# Fear Install ERROR



## bcbarker (Dec 28, 2005)

Hi guys...
Every time i try to install F.e.a.r i get the following message

"
Error Number: 0x80040707
Description: DLL function call crashed: ISRT._CtrlSetMLERichText

Setup will now terminate.
"

I click OK and get this message

"
Error Number: 0x80040707
Description: : ISRT._ReleaseObjectContext
"

Click OK again and get this message

"
Error Number: 0x80040707
Description: : ISRT._ListDestroy
"

Click OK and get same message, Then setup terminates
I'm using Win XP pro, SP 2. Pentium 4 3.00Ghz, 1.00 GB of Ram, My registry is all correct.

Any help would be greatly appreciated.


----------



## GripS (Apr 30, 2005)

You left outthe most important spec on your machine(when it comes to gaming anyway). 

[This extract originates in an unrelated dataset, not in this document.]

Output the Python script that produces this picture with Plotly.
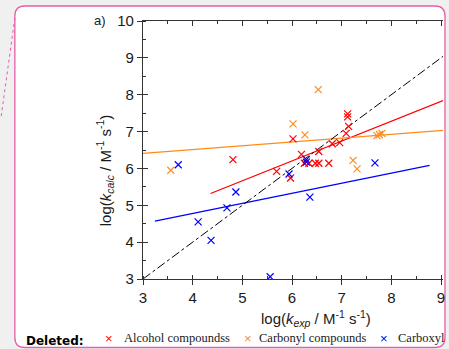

Which Video card are you using? Are the Chipset drivers for the motherboard and the Video card drivers up to date?


----------



## bcbarker (Dec 28, 2005)

I am using a Radeon 9800 PRO
and yes all drivers are up to date


----------



## GripS (Apr 30, 2005)

Go here:http://techrepublic.com.com/5100-1035_11-5252325.html#
and see if anything there helps with your problem. Looks promising.


----------



## Forseer (Apr 2, 2005)

My copy of FEAR installed fine, but when I load the game though auto-play, I keep getting a HTML error. I have to click on the desktop icon. I can't access the extra content on the load menu because it keeps crashing.


----------